Pauline cooked abominably, cleaned according to her mood, and asked me questions. My father had told her that my mother was in a nursing home in Montreal, but Pauline wanted to know more. How ill was my mother? Very ill? Dying? Was it true that my parents were separated? Was my father really my father? “Drôle de père,” said Pauline. She was perplexed by his painting, his animals (that summer his menagerie included two German shepherds, a parrot, and a marmoset, which later bit the finger of a man teasing it and had to be given away to Montreal’s ratty little zoo, where it moped itself to death), and his total indifference to the way the house was run. Why didn’t he work, like other men, said Pauline.
I could understand her bewilderment, for the question of my father’s working was beginning to worry me for the first time. All of the French-Canadian fathers in the town worked. They delivered milk, they farmed, they owned rival hardware stores, they drew up one another’s wills. Nor were they the only busy ones. Across the river, in a faithful reproduction of a suburb of Glasgow or Manchester, lived a small colony of English-speaking summer residents from Montreal. Their children were called Al, Lily, Winnie, or Mac, and they wer
e distinguished by their popping blue eyes, their excessive devotion to the Royal Family, and their contempt for anything even vaguely queer or Gallic. Like the French-Canadians, the fathers of Lily and Winnie and the others worked. Every one of them had a job. When they were not taking the train to Montreal to attend to their jobs, they were crouched in their gardens, caps on their heads, tying up tomato plants or painting stones to make gay multicolored borders for the nasturtium beds. Saturday night, they trooped into the town bar-and-grill and drank as much Molson’s ale as could be poured into the stomach before closing time. Then, awash with ale and nostalgia, they sang about the maid in the clogs and shawl, and something else that went, “Let’s all go down to the Strand, and ’ave a ba-na-ar-na!”

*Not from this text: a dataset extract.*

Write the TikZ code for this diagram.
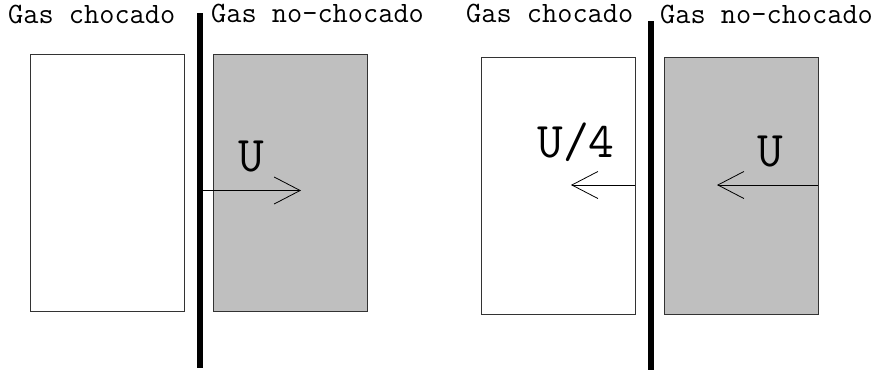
\documentclass[tikz,border=0pt]{standalone}
\usepackage{fontspec}
\usetikzlibrary{arrows.meta}
\begin{document}
\begin{tikzpicture}[x=1pt,y=-1pt,
  gasbox/.style={draw=black!80,line width=1pt,minimum width=154pt,minimum height=257pt,inner sep=0pt,anchor=north west},
  shocked/.style={gasbox,fill=white},
  unshocked/.style={gasbox,fill=black!25},
  front/.style={line width=6pt,draw=black},
  flow/.style={line width=0.8pt,-{Straight Barb[length=26pt,width=27pt,line width=0.8pt]}},
  title/.style={font=\ttfamily\fontsize{29.5}{29.5}\selectfont,inner sep=0pt,anchor=base west},
  vel/.style={font=\ttfamily\fontsize{50}{50}\selectfont,inner sep=0pt,anchor=base}]
\useasboundingbox (0,0) rectangle (874,372);
% left panel
\node[shocked] (a1) at (30,54) {};
\node[unshocked] (a2) at (213,54) {};
\coordinate (ft1) at (200,13);
\coordinate (fb1) at (200,368);
\draw[front] (ft1) -- (fb1);
\coordinate (as1) at (203,190.5);
\coordinate (ae1) at (301,190.5);
\draw[flow] (as1) -- (ae1);
\node[title] (t1) at (8,23) {Gas chocado};
\node[title] (t2) at (211,22) {Gas no-chocado};
\node[vel] (u1) at (251.5,171) {U};
% right panel
\node[shocked] (b1) at (481,57) {};
\node[unshocked] (b2) at (664,57) {};
\coordinate (ft2) at (650.5,21);
\coordinate (fb2) at (650.5,370);
\draw[front] (ft2) -- (fb2);
\coordinate (bs1) at (635,185);
\coordinate (be1) at (571,185);
\draw[flow] (bs1) -- (be1);
\coordinate (bs2) at (818,185);
\coordinate (be2) at (717,185);
\draw[flow] (bs2) -- (be2);
\node[title] (t3) at (466,22) {Gas chocado};
\node[title] (t4) at (660,23) {Gas no-chocado};
\node[vel] (u2) at (576,157) {U/4};
\node[vel] (u3) at (770,166) {U};
\end{tikzpicture}
\end{document}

My father, I believed, was wrong in not establishing some immediate liaison with this group. Like them, he was English – a real cabbage, said Pauline when she learned that he had been in Canada only eight or nine years. Indeed, one of his very few topics of conversation with me was the England of his boyhood, before the First World War. It sounded green, sunny, and silent – a sort of vast lawn rising and falling beside the sea; the sun was smaller and higher than the sun in Canada, looking something like a coin; the trees were leafy and round, and looked like cushions. This was probably not at all what he said, but it was the image I retained – a landscape flickering and flooded with light, like the old silents at the cinema. The parents of Lily and Winnie had, presumably, also come out of this landscape, yet it was a bond my father appeared to ignore. It seemed to me that he was unaware of how much we had lost caste, and what grievous social errors we had committed, by being too much identified with the French. He had chosen a house on the wrong side of the river. Instead of avoiding the French language, or noisily making fun of it, he spoke it whenever he was dealing with anyone who could not understand English. He did not attend the English church, and he looked just as sloppy on Sundays as he did the rest of the week.